Sayer agreed. “It’s a lot to ask of somebody to go after this thing that might never happen because you love it so much and set aside the rest of your life. It makes sense. I don’t want to do it sometimes. It’s hard, and I totally understand it.”
The hardest part for Dane and Spencer was not being able to send their bandmates off with one last tour or even one last show, so they did what they’ve done thousands of times—got together and jammed. Only this time they recorded it.
“That was kind of heavy,” said Sandberg. “It was weird to play that and to know that’s the last time and not be able to do a show like that. It was unfair we didn’t get to go out with a banger. That’s why we recorded the live album. I’m really proud of it. It sounds like us.”
Dane’s not kidding. All Frills and No Bullshit, released in the fall of 2020, really does capture what a Quiet Oaks show sounds like and was a fitting end to that chapter for the group considering the circumstances.
The Next Chapter
As Sandberg and Sayer plot where the band goes next, they’re not wasting this forced downtime. They’ve written about 30 songs and are recording demos that can be used to shop the record around once they get them polished.
“The main thing that Spencer and I wanted on this new record is we wanted it to sound like Quiet Oaks,” said Sandberg. “One of the things we had going for us is we felt like we made a sound that was our own. You could hear our influences, but it was still unique to us.”

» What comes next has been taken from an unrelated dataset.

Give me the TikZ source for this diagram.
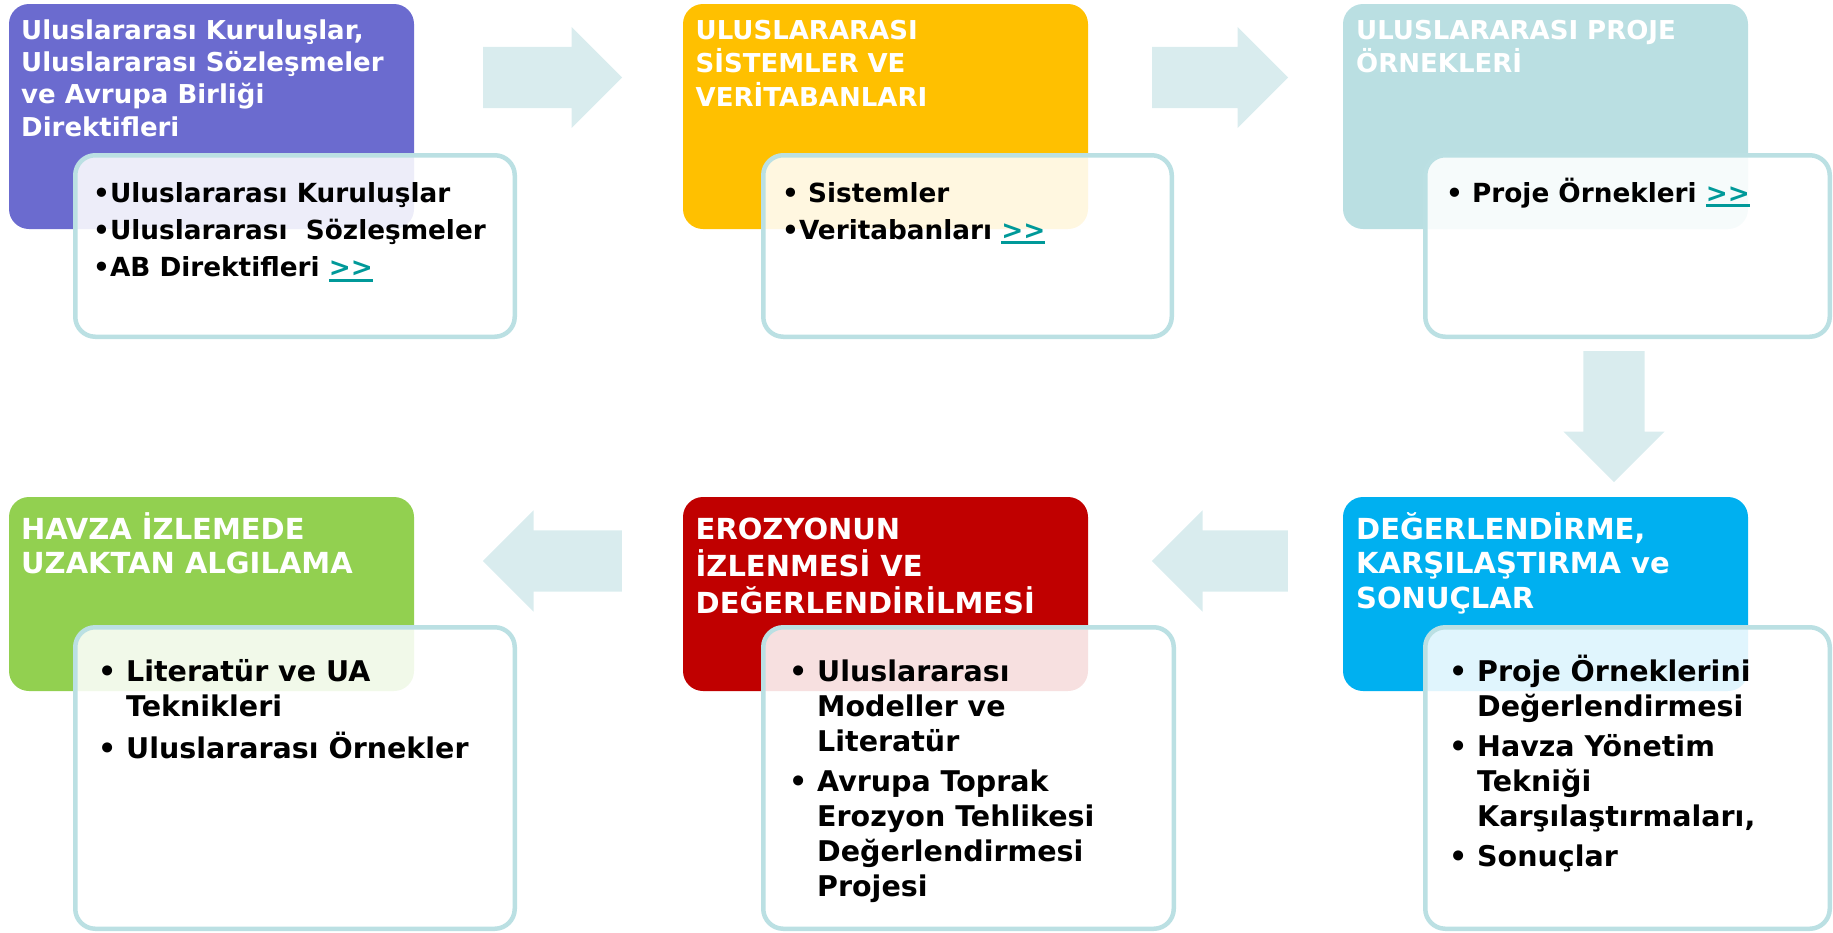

That process has been a little more difficult for the band this time around because they don’t have the luxury of just rehearsing the shit out of the songs and recording them live without multi-tracking.
But after some trial and error, they’ve gotten to a place that’s working for them.
“We still basically record live with the two of us, and then layer on top of that,” explained Sayer.
When Mike and Jon left, the remaining members of the band had to have a gut check, but it didn’t take them very long to realize they couldn’t see themselves doing anything else.
“We still have that foot on the gas, man.” Sandberg concluded. “We’re still pissed off. We’re even more pissed off now. The shows are going to be even more visceral now because we’ve got a full goddamn year’s worth of energy to get out.”
And when the band does return to Salt Lake, I’ll be right there in the front row waiting.
A Beginner’s Guide to Quiet Oaks
I Don’t Bleed for You - Honestly, the best way to get into Quiet Oaks is to see them live, but since that’s not possible, here’s the next best thing. The band recorded a short set for the Jam in the Van series. All of the videos are good, but “I Don’t Bleed for You” best captures their live performance.
Keep it Together - This is the perfect song to help you get through the pandemic. It opens with Dane singing, “Try to keep it all together, keep my head from stormy weather,” and isn’t that what we’re all trying to do right now?
Never Really Minded - Have I mentioned how adept Dane is at screaming? Well, this track shows you exactly what I’m talking about.
Laugh it Up - At their core, Quiet Oaks is just a band that wants to shred and have a good time, and this video is a perfect distillation of that.
Guns - Almost every Quiet Oaks show I’ve been to has ended with this song, so it seems fitting to have it be my last suggestion. What I want you to do is close your eyes, listen to the music, and imagine the pit is circling up behind you and you’re ready to throw some ’bows.